Based on the experience here, can anyone believe that U.S. forces
are any more likely to locate and remove the "war criminals" who
helped perpetuate Saddam's reign of terror? Will the United States
do what is necessary to replace regional and local officials who
ally themselves with criminal elements for personal gain, much less
prevent remnants of Saddam's elite military unit leadership and
secret police from establishing fiefdoms and blocking change? Iraq,
a country with a Shiite Muslim majority, is controlled by its Sunni
minority; the long suppressed Kurds want their own homeland. What
will it take to suppress the religious and ethnic rivalries that are
likely to emerge in the vacuum created by Saddam's fall?

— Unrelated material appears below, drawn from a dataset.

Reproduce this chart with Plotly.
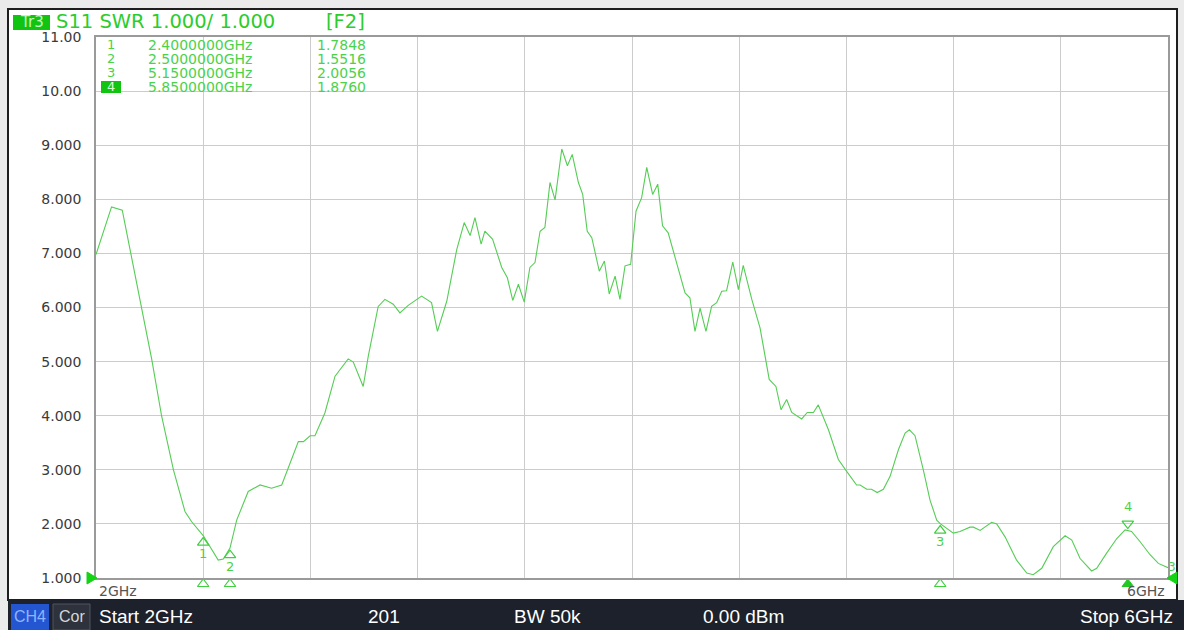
import plotly.graph_objects as go

# ---------------- data ----------------
freq_ghz = [2.000, 2.058, 2.098, 2.127, 2.164, 2.208, 2.245, 2.289, 2.332, 2.357,
            2.400, 2.456, 2.475, 2.500, 2.525, 2.568, 2.612, 2.655, 2.693, 2.724,
            2.755, 2.774, 2.799, 2.817, 2.854, 2.892, 2.941, 2.960, 2.997, 3.016,
            3.053, 3.078, 3.109, 3.134, 3.165, 3.215, 3.252, 3.274, 3.309, 3.346,
            3.374, 3.396, 3.414, 3.437, 3.451, 3.480, 3.514, 3.535, 3.555, 3.576,
            3.598, 3.619, 3.638, 3.657, 3.675, 3.694, 3.713, 3.738, 3.759, 3.777,
            3.800, 3.816, 3.833, 3.850, 3.878, 3.897, 3.915, 3.937, 3.955, 3.974,
            3.995, 4.015, 4.036, 4.055, 4.077, 4.096, 4.114, 4.135, 4.167, 4.198,
            4.216, 4.235, 4.254, 4.276, 4.297, 4.316, 4.335, 4.353, 4.376, 4.397,
            4.415, 4.447, 4.478, 4.512, 4.537, 4.556, 4.577, 4.596, 4.633, 4.654,
            4.677, 4.695, 4.733, 4.770, 4.801, 4.838, 4.851, 4.876, 4.894, 4.915,
            4.938, 4.963, 4.994, 5.019, 5.035, 5.056, 5.087, 5.112, 5.137, 5.150,
            5.199, 5.224, 5.261, 5.274, 5.299, 5.317, 5.342, 5.361, 5.392, 5.435,
            5.473, 5.497, 5.529, 5.572, 5.616, 5.641, 5.672, 5.715, 5.734, 5.771,
            5.809, 5.840, 5.850, 5.864, 5.896, 5.933, 5.964, 6.000]
swr = [6.98, 7.86, 7.80, 7.07, 6.15, 5.04, 3.99, 3.00, 2.23, 2.04,
       1.7848, 1.33, 1.35, 1.5516, 2.07, 2.60, 2.72, 2.66, 2.72, 3.12,
       3.52, 3.52, 3.63, 3.63, 4.05, 4.73, 5.05, 4.99, 4.54, 5.10,
       6.02, 6.15, 6.06, 5.90, 6.04, 6.21, 6.09, 5.56, 6.12, 7.07,
       7.57, 7.33, 7.66, 7.17, 7.41, 7.26, 6.74, 6.55, 6.13, 6.43,
       6.10, 6.74, 6.83, 7.41, 7.48, 8.31, 7.99, 8.93, 8.62, 8.83,
       8.31, 8.09, 7.41, 7.29, 6.67, 6.86, 6.25, 6.58, 6.15, 6.77,
       6.80, 7.78, 8.03, 8.59, 8.09, 8.28, 7.51, 7.38, 6.83, 6.27,
       6.18, 5.56, 5.99, 5.56, 6.02, 6.09, 6.30, 6.31, 6.84, 6.33,
       6.78, 6.15, 5.62, 4.67, 4.54, 4.11, 4.30, 4.06, 3.94, 4.06,
       4.06, 4.20, 3.74, 3.19, 2.97, 2.72, 2.72, 2.64, 2.64, 2.58,
       2.64, 2.88, 3.37, 3.68, 3.74, 3.63, 3.00, 2.44, 2.07, 2.0056,
       1.83, 1.86, 1.94, 1.94, 1.88, 1.94, 2.03, 2.00, 1.76, 1.33,
       1.09, 1.06, 1.18, 1.58, 1.78, 1.70, 1.36, 1.13, 1.18, 1.46,
       1.73, 1.89, 1.876, 1.86, 1.67, 1.43, 1.27, 1.19]

marker_ids = ["1", "2", "3", "4"]
marker_freq = [2.40, 2.50, 5.15, 5.85]
marker_val = [1.7848, 1.5516, 2.0056, 1.8760]
marker_freq_txt = ["2.4000000GHz", "2.5000000GHz", "5.1500000GHz", "5.8500000GHz"]
marker_val_txt = ["1.7848", "1.5516", "2.0056", "1.8760"]

y_ticks = [1, 2, 3, 4, 5, 6, 7, 8, 9, 10, 11]
y_tick_text = ["1.000", "2.000", "3.000", "4.000", "5.000", "6.000", "7.000",
               "8.000", "9.000", "10.00", "11.00"]
x_grid = [2.0, 2.4, 2.8, 3.2, 3.6, 4.0, 4.4, 4.8, 5.2, 5.6, 6.0]

# ---------------- geometry helpers (pixel -> paper) ----------------
W, H = 1184, 630
L, R, T, B = 96, 1168, 37, 578


def PX(x):
    return (x - L) / (R - L)


def PY(y):
    return (B - y) / (B - T)


GREEN = "#3fcf3f"
TXT_GREEN = "#4bd24b"
TICK = "#3a3a3a"

fig = go.Figure()

fig.add_trace(go.Scatter(x=freq_ghz, y=swr, mode="lines",
                         line=dict(color="#55cd55", width=1.1),
                         hoverinfo="skip", showlegend=False))

# markers 1-3 on the trace (open up-triangles under the point)
fig.add_trace(go.Scatter(x=marker_freq[:3], y=marker_val[:3], mode="markers",
                         marker=dict(symbol="triangle-up-open", size=10, color=GREEN,
                                     line=dict(width=1.2, color=GREEN),
                                     angle=0, standoff=7),
                         cliponaxis=False, showlegend=False, hoverinfo="skip"))
# marker 4 (down-triangle above the point)
fig.add_trace(go.Scatter(x=marker_freq[3:], y=marker_val[3:], mode="markers",
                         marker=dict(symbol="triangle-up-open", size=10, color=GREEN,
                                     line=dict(width=1.2, color=GREEN),
                                     angle=180, standoff=7),
                         cliponaxis=False, showlegend=False, hoverinfo="skip"))
# markers on the x axis
fig.add_trace(go.Scatter(x=marker_freq[:3], y=[1, 1, 1], mode="markers",
                         marker=dict(symbol="triangle-up-open", size=10, color=GREEN,
                                     line=dict(width=1.2, color=GREEN),
                                     angle=0, standoff=6),
                         cliponaxis=False, showlegend=False, hoverinfo="skip"))
fig.add_trace(go.Scatter(x=marker_freq[3:], y=[1], mode="markers",
                         marker=dict(symbol="triangle-up", size=10, color="#22c822",
                                     line=dict(width=1, color="#22c822"),
                                     angle=0, standoff=6),
                         cliponaxis=False, showlegend=False, hoverinfo="skip"))

annotations = []
# marker number labels
for i in range(3):
    annotations.append(dict(x=marker_freq[i], y=marker_val[i], xref="x", yref="y",
                            text=marker_ids[i], showarrow=False, yshift=-18,
                            font=dict(family="DejaVu Sans", size=13, color=TXT_GREEN)))
annotations.append(dict(x=marker_freq[3], y=marker_val[3], xref="x", yref="y",
                        text=marker_ids[3], showarrow=False, yshift=24,
                        font=dict(family="DejaVu Sans", size=13, color=TXT_GREEN)))

# marker table
row_y = [45, 59, 73, 87]
for i in range(4):
    annotations.append(dict(x=PX(111), y=PY(row_y[i]), xref="paper", yref="paper",
                            text=marker_ids[i], showarrow=False, xanchor="center",
                            yanchor="middle",
                            font=dict(family="DejaVu Sans", size=13,
                                      color="#d8ffd8" if i == 3 else TXT_GREEN)))
    annotations.append(dict(x=PX(146), y=PY(row_y[i]), xref="paper", yref="paper",
                            text=marker_freq_txt[i], showarrow=False, xanchor="left",
                            yanchor="middle",
                            font=dict(family="DejaVu Sans", size=14, color=TXT_GREEN)))
    annotations.append(dict(x=PX(315), y=PY(row_y[i]), xref="paper", yref="paper",
                            text=marker_val_txt[i], showarrow=False, xanchor="left",
                            yanchor="middle",
                            font=dict(family="DejaVu Sans", size=14, color=TXT_GREEN)))

# title line
annotations.append(dict(x=PX(31.5), y=PY(22.5), xref="paper", yref="paper", text="Tr3",
                        showarrow=False, xanchor="center", yanchor="middle",
                        font=dict(family="DejaVu Sans", size=15, color="#c4f7c4")))
annotations.append(dict(x=PX(54), y=PY(21), xref="paper", yref="paper",
                        text="S11 SWR 1.000/ 1.000", showarrow=False, xanchor="left",
                        yanchor="middle",
                        font=dict(family="DejaVu Sans", size=19.5, color="#2ccc2c")))
annotations.append(dict(x=PX(324), y=PY(21), xref="paper", yref="paper",
                        text="[F2]", showarrow=False, xanchor="left", yanchor="middle",
                        font=dict(family="DejaVu Sans", size=19.5, color="#2ccc2c")))

# x labels
annotations.append(dict(x=PX(97), y=PY(591), xref="paper", yref="paper", text="2GHz",
                        showarrow=False, xanchor="left", yanchor="middle",
                        font=dict(family="DejaVu Sans", size=14, color="#555555")))
annotations.append(dict(x=PX(1167), y=PY(591), xref="paper", yref="paper", text="6GHz",
                        showarrow=False, xanchor="right", yanchor="middle",
                        font=dict(family="DejaVu Sans", size=14, color="#555555")))
# right edge small "3"
annotations.append(dict(x=PX(1172), y=PY(567), xref="paper", yref="paper", text="3",
                        showarrow=False, xanchor="center", yanchor="middle",
                        font=dict(family="DejaVu Sans", size=12, color=TXT_GREEN)))

# bottom status bar texts
bar_y = PY(616)
status = [("CH4", 30, "center", "#8fb4ff", 16), ("Cor", 71.5, "center", "#d6d6d6", 16),
          ("Start 2GHz", 97, "left", "#ffffff", 19), ("201", 366, "left", "#ffffff", 19),
          ("BW 50k", 512, "left", "#ffffff", 19), ("0.00 dBm", 701, "left", "#ffffff", 19),
          ("Stop 6GHz", 1175, "right", "#ffffff", 19)]
for txt, xx, anc, col, sz in status:
    annotations.append(dict(x=PX(xx), y=bar_y, xref="paper", yref="paper", text=txt,
                            showarrow=False, xanchor=anc, yanchor="middle",
                            font=dict(family="Liberation Sans, Arial", size=sz, color=col)))

shapes = [
    # outer instrument frame
    dict(type="rect", xref="paper", yref="paper", x0=PX(8), x1=PX(1177), y0=PY(600),
         y1=PY(9), fillcolor="white", line=dict(color="#1e1e1e", width=2), layer="below"),
    # status bar
    dict(type="rect", xref="paper", yref="paper", x0=PX(8), x1=PX(1184), y0=PY(630),
         y1=PY(600), fillcolor="#1c212b", line=dict(width=0), layer="above"),
    dict(type="rect", xref="paper", yref="paper", x0=PX(11), x1=PX(49), y0=PY(630),
         y1=PY(604), fillcolor="#2456d2", line=dict(width=0), layer="above"),
    dict(type="rect", xref="paper", yref="paper", x0=PX(53), x1=PX(90), y0=PY(630),
         y1=PY(604), fillcolor="#2d323c", line=dict(color="#50555f", width=1),
         layer="above"),
    # Tr3 box
    dict(type="rect", xref="paper", yref="paper", x0=PX(13), x1=PX(50), y0=PY(30),
         y1=PY(15), fillcolor="#12c412", line=dict(width=0), layer="below"),
    # active marker-4 box in the table
    dict(type="rect", xref="paper", yref="paper", x0=PX(101), x1=PX(121), y0=PY(93),
         y1=PY(81), fillcolor="#12c412", line=dict(width=0), layer="above"),
    # reference-level triangle (left) and right-edge triangle
    dict(type="path", xref="paper", yref="paper",
         path=f"M {PX(87)} {PY(572)} L {PX(97)} {PY(578)} L {PX(87)} {PY(584)} Z",
         fillcolor="#14d214", line=dict(color="#14d214", width=1), layer="above"),
    dict(type="path", xref="paper", yref="paper",
         path=f"M {PX(1177)} {PY(572)} L {PX(1167)} {PY(578)} L {PX(1177)} {PY(584)} Z",
         fillcolor="#14d214", line=dict(color="#14d214", width=1), layer="above"),
]

fig.update_layout(
    width=W, height=H,
    margin=dict(l=L, r=W - R, t=T, b=H - B, pad=0),
    paper_bgcolor="#ebebeb", plot_bgcolor="white",
    showlegend=False,
    xaxis=dict(range=[2, 6], tickvals=x_grid, showticklabels=False, ticks="",
               showgrid=True, gridcolor="#cccccc", gridwidth=1, zeroline=False,
               showline=True, linecolor="#9a9a9a", linewidth=1.5, mirror=True,
               fixedrange=True),
    yaxis=dict(range=[1, 11], tickvals=y_ticks, ticktext=y_tick_text, ticks="",
               ticklabelstandoff=10,
               tickfont=dict(family="DejaVu Sans", size=14, color=TICK),
               showgrid=True, gridcolor="#cccccc", gridwidth=1, zeroline=False,
               showline=True, linecolor="#9a9a9a", linewidth=1.5, mirror=True,
               fixedrange=True),
    annotations=annotations,
    shapes=shapes,
)

fig.write_html("out.html", config={"displayModeBar": False},
               post_script="document.body.style.margin='0';document.body.style.padding='0';")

The evidence from the Balkans and Afghanistan suggests that
Washington will not carry the ball. Can we depend on the Arab
League? At least in Serbia, a vigorous opposition existed. But
nothing of the sort is to be found in Iraq, and the émigré community
leadership inspires grave doubts among knowledgeable observers. If
the Bush administration is not willing to focus on the hard work to
be done in the former Yugoslavia, who believes for a second it will
make the kind of commitment to transform Iraq into a success story?